───── Exercise inputs ─────
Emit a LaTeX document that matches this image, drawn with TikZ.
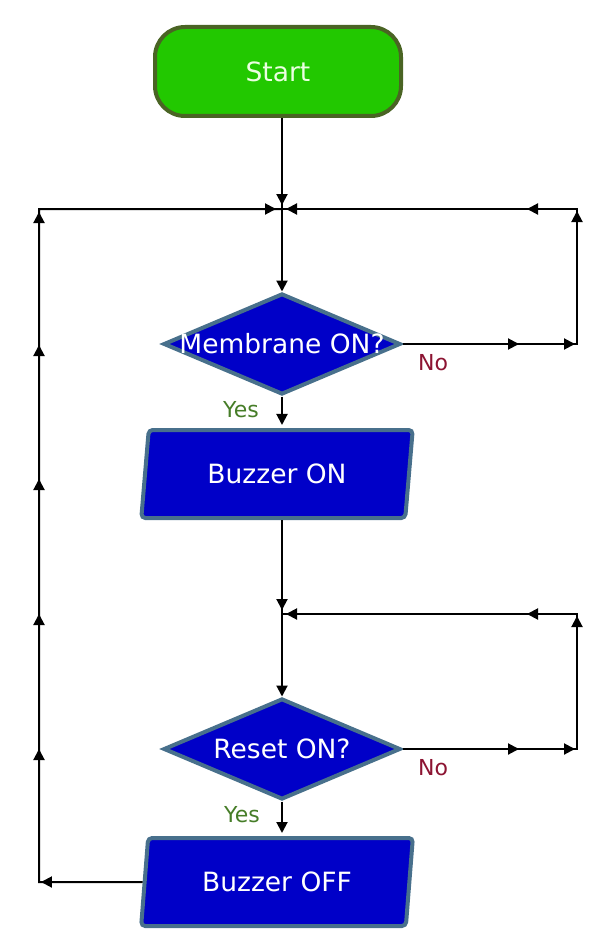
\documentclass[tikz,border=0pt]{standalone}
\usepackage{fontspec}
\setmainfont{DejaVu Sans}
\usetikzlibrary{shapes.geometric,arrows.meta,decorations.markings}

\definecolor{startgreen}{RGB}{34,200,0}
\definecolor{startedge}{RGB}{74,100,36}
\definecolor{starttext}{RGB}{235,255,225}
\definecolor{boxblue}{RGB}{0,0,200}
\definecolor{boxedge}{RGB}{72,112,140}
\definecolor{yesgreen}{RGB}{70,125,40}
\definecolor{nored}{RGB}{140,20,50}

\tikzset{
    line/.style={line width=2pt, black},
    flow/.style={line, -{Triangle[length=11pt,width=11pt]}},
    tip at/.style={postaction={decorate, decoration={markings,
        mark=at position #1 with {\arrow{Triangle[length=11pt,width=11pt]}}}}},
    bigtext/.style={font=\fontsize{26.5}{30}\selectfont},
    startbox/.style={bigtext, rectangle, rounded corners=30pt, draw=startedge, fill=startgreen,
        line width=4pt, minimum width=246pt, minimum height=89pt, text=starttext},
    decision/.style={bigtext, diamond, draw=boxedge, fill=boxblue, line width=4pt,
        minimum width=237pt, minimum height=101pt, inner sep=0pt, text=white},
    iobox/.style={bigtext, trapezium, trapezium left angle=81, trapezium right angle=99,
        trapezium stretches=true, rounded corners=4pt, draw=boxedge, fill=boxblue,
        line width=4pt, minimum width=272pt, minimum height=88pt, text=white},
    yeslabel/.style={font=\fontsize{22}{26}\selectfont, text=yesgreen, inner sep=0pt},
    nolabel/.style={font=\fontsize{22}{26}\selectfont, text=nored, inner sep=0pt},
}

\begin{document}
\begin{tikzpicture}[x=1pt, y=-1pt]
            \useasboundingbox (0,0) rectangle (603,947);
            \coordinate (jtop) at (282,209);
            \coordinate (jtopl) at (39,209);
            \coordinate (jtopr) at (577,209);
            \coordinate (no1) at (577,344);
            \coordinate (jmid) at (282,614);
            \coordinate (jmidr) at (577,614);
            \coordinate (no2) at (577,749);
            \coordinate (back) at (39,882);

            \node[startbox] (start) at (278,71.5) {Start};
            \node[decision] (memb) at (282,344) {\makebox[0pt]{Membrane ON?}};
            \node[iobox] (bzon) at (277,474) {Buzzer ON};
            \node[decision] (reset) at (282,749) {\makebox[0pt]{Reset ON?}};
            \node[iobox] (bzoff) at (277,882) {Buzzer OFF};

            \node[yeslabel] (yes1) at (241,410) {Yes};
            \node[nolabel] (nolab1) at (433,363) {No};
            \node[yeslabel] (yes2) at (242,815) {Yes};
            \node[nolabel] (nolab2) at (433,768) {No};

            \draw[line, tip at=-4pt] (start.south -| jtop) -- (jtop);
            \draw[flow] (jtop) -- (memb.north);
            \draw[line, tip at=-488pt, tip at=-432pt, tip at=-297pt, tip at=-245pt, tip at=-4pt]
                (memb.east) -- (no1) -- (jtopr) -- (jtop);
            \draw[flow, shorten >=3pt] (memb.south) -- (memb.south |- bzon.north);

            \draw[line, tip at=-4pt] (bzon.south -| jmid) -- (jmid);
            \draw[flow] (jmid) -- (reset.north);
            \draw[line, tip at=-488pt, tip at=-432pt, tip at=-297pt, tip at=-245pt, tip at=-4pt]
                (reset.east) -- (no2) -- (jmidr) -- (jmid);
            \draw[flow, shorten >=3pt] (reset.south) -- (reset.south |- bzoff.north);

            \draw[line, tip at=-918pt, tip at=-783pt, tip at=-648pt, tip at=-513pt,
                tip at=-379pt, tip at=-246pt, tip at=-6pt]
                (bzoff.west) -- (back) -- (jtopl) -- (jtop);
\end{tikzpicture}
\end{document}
─────
───── Exercise inputs ─────
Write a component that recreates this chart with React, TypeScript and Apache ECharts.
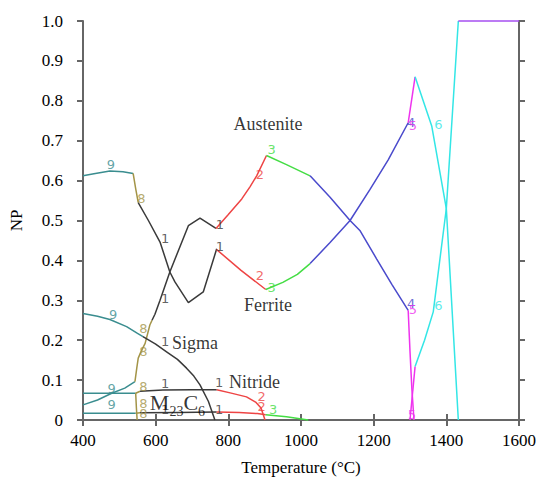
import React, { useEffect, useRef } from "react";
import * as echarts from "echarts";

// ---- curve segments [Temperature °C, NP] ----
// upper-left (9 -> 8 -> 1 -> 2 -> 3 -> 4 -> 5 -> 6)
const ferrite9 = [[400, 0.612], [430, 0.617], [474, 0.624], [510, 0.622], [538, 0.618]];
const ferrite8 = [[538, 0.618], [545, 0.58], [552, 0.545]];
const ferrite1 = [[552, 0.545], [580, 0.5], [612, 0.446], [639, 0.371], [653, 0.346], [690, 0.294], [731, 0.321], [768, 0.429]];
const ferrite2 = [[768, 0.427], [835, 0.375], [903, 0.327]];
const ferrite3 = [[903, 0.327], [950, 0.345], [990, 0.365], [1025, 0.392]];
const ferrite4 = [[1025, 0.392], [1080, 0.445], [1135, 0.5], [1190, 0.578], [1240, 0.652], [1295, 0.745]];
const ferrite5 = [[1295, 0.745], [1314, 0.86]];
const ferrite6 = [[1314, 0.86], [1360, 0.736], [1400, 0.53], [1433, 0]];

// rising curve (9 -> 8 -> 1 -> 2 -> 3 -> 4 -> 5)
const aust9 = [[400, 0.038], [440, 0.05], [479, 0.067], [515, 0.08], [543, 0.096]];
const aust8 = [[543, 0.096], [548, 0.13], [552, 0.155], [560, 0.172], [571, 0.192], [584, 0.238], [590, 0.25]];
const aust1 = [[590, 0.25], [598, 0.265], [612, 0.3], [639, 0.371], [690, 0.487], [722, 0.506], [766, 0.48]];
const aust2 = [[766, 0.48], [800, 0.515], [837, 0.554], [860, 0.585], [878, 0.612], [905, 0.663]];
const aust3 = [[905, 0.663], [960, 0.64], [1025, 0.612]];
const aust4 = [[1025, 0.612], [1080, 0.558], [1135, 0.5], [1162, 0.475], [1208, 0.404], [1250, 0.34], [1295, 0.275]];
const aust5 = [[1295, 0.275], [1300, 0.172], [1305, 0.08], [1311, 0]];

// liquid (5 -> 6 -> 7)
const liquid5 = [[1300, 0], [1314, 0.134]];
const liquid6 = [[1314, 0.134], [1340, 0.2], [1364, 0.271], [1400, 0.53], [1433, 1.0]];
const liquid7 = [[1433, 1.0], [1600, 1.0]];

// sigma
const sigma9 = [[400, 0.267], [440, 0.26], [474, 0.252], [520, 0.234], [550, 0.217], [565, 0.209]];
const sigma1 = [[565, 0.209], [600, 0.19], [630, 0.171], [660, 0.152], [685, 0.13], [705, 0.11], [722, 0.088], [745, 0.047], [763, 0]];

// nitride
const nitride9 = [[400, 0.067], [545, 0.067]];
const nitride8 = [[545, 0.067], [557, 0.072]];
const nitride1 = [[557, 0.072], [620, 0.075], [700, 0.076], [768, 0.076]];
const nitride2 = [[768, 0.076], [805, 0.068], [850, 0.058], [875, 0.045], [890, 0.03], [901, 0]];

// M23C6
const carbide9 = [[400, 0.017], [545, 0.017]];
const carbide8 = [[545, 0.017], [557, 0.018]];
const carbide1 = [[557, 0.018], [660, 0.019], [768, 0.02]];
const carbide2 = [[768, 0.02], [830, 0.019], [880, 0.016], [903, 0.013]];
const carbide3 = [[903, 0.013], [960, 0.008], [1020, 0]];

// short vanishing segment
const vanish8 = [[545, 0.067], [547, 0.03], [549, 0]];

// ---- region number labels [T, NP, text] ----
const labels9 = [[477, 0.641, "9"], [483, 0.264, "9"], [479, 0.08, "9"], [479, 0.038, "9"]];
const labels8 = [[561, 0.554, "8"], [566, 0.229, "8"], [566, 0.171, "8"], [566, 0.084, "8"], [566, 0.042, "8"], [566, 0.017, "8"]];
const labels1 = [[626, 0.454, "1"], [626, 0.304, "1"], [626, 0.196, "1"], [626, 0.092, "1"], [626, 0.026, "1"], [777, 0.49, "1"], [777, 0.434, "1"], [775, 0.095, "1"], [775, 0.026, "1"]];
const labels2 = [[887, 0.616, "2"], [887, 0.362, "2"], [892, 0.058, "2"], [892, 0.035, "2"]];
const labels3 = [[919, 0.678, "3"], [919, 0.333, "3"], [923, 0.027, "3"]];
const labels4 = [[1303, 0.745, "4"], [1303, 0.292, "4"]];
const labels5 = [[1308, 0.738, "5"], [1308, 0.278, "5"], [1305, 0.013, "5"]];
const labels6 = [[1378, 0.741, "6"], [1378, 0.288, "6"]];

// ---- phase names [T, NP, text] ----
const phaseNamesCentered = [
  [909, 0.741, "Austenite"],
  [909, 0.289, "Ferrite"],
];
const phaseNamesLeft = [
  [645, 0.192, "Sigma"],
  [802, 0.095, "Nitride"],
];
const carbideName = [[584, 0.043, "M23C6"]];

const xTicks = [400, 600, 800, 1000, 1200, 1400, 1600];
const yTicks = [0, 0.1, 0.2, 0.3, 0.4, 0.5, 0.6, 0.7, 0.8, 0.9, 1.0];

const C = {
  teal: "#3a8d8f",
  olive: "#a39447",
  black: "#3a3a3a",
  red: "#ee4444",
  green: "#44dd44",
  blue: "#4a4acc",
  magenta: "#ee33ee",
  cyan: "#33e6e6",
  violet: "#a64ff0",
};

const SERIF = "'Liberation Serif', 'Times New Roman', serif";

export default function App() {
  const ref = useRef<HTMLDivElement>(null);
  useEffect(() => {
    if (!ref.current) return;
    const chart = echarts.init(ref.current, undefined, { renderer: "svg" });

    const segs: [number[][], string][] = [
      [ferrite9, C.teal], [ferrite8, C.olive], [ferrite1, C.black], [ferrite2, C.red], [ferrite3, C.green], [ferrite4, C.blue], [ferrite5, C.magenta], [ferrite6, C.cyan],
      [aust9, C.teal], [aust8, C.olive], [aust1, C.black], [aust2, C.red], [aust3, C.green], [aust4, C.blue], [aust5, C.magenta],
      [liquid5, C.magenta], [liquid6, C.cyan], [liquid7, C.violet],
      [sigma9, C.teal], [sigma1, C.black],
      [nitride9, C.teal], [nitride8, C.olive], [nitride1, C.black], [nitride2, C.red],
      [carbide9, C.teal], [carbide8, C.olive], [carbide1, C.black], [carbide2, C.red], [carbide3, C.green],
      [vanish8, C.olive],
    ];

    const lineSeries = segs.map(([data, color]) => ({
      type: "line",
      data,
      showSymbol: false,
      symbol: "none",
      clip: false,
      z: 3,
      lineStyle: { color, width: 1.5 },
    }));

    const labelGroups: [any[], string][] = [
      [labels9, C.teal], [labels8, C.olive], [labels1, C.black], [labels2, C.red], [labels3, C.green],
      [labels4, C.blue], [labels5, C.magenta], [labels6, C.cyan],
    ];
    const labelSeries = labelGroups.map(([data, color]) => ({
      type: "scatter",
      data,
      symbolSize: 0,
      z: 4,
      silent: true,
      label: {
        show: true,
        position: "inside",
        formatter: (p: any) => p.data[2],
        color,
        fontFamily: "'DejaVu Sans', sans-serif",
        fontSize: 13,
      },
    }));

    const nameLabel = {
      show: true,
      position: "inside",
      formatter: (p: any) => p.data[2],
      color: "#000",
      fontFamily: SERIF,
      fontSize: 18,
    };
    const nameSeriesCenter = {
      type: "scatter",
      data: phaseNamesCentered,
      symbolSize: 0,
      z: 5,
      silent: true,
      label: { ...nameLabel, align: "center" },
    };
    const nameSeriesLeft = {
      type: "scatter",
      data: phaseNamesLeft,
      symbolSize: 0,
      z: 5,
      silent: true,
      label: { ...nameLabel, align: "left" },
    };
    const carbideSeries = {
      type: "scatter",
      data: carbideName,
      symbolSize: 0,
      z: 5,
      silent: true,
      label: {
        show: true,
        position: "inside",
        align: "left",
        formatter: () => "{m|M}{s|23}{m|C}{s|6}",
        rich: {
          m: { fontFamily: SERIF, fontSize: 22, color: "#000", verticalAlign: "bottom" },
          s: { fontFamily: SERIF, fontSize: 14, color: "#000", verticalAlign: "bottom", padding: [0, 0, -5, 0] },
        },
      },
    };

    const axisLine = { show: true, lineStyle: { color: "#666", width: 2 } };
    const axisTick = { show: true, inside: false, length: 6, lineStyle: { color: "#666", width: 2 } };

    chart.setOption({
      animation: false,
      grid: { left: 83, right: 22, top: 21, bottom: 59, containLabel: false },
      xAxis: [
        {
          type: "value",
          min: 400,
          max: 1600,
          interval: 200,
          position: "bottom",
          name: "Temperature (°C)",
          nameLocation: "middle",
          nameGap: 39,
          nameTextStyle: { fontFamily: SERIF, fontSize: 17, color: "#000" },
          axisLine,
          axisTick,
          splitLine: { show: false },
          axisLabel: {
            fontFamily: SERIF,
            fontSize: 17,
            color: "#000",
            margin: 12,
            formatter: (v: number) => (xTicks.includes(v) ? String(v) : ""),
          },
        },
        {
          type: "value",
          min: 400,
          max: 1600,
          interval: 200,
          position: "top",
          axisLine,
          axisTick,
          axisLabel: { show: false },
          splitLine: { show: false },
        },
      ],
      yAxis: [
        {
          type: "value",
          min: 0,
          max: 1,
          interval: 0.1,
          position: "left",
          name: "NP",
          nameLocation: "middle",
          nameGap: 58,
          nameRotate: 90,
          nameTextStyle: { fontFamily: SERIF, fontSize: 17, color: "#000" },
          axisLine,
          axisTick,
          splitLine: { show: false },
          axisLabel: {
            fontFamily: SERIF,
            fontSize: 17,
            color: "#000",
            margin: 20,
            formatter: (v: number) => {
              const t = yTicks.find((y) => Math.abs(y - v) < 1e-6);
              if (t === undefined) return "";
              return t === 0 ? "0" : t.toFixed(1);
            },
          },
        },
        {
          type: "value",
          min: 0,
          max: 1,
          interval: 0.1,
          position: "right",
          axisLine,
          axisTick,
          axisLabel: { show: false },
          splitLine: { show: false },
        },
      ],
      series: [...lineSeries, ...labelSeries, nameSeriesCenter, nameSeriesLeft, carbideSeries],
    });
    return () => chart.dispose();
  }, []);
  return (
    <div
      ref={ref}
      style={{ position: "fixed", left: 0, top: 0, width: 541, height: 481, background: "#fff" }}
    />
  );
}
─────
### What you need to do
Pictures in the material above should be skipped; print exactly the lines from the one with "Write a component" through the one with "import * as".

### Full solution
Write a component that recreates this chart with React, TypeScript and Apache ECharts.
import React, { useEffect, useRef } from "react";
import * as echarts from "echarts";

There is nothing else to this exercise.